# START OF RAW RECORDS

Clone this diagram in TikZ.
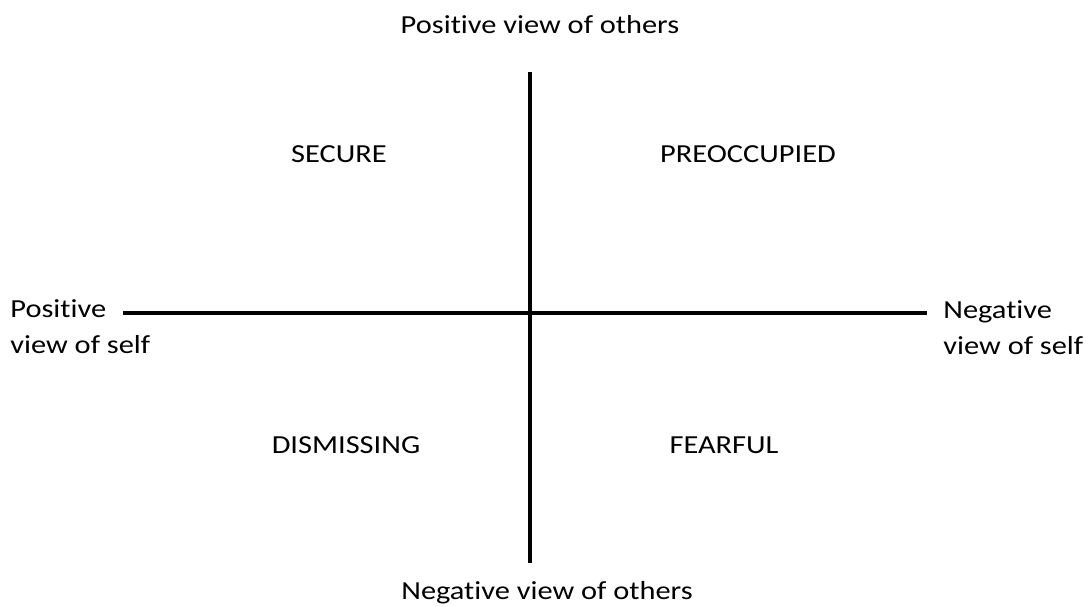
\documentclass[tikz,border=0pt]{standalone}
\usepackage{fontspec}
\setmainfont[FakeStretch=1.17,RawFeature={-liga}]{Carlito}
\usetikzlibrary{positioning,calc}

\begin{document}
\begin{tikzpicture}[x=0.5pt,y=-0.5pt]
                        \tikzstyle{every node}=[inner sep=0,font=\fontsize{13}{18}\selectfont]
                        \tikzstyle{axislabel}=[draw=none,fill=none]
                        \tikzstyle{quadrant}=[draw=none,fill=none,anchor=base]
                        \tikzstyle{axis}=[line width=2pt,black]
                        {
                            \useasboundingbox (0,0) rectangle (1086,606);

                            % axis ends
                            \coordinate (v0) at (530,72);
                            \coordinate (v1) at (530,563);
                            \coordinate (h0) at (123,313);
                            \coordinate (h1) at (927,313);

                            \node[axislabel,anchor=base] (others+) at (540,33) {Positive view of others};
                            \node[axislabel,anchor=base] (others-) at (547,599) {Negative view of others};
                            \node[axislabel,anchor=west,align=left] (self+) at (10,327) {Positive\\view of self};
                            \node[axislabel,anchor=west,align=left] (self-) at (943,328) {Negative\\view of self};

                            \path[draw,axis]
                                (v0) -- (v1)
                                (h0) -- (h1);

                            \node[quadrant] (q1) at (339,162) {SECURE};
                            \node[quadrant] (q2) at (748,162) {PREOCCUPIED};
                            \node[quadrant] (q3) at (346,453) {DISMISSING};
                            \node[quadrant] (q4) at (724,453) {FEARFUL};
                        }
                    \end{tikzpicture}
\end{document}
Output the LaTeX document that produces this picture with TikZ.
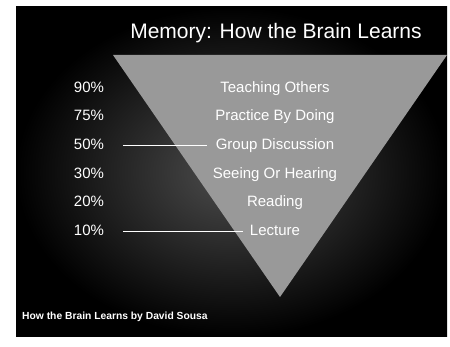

# END OF RAW RECORDS

## TO BE DONE
Quote all the records verbatim, dropping any pictures from your copy.

## SOLUTION
Clone this diagram in TikZ.
\documentclass[tikz,border=0pt]{standalone}
\usepackage{fontspec}
\setmainfont[FakeStretch=1.17,RawFeature={-liga}]{Carlito}
\usetikzlibrary{positioning,calc}

\begin{document}
\begin{tikzpicture}[x=0.5pt,y=-0.5pt]
                        \tikzstyle{every node}=[inner sep=0,font=\fontsize{13}{18}\selectfont]
                        \tikzstyle{axislabel}=[draw=none,fill=none]
                        \tikzstyle{quadrant}=[draw=none,fill=none,anchor=base]
                        \tikzstyle{axis}=[line width=2pt,black]
                        {
                            \useasboundingbox (0,0) rectangle (1086,606);

                            % axis ends
                            \coordinate (v0) at (530,72);
                            \coordinate (v1) at (530,563);
                            \coordinate (h0) at (123,313);
                            \coordinate (h1) at (927,313);

                            \node[axislabel,anchor=base] (others+) at (540,33) {Positive view of others};
                            \node[axislabel,anchor=base] (others-) at (547,599) {Negative view of others};
                            \node[axislabel,anchor=west,align=left] (self+) at (10,327) {Positive\\view of self};
                            \node[axislabel,anchor=west,align=left] (self-) at (943,328) {Negative\\view of self};

                            \path[draw,axis]
                                (v0) -- (v1)
                                (h0) -- (h1);

                            \node[quadrant] (q1) at (339,162) {SECURE};
                            \node[quadrant] (q2) at (748,162) {PREOCCUPIED};
                            \node[quadrant] (q3) at (346,453) {DISMISSING};
                            \node[quadrant] (q4) at (724,453) {FEARFUL};
                        }
                    \end{tikzpicture}
\end{document}
Output the LaTeX document that produces this picture with TikZ.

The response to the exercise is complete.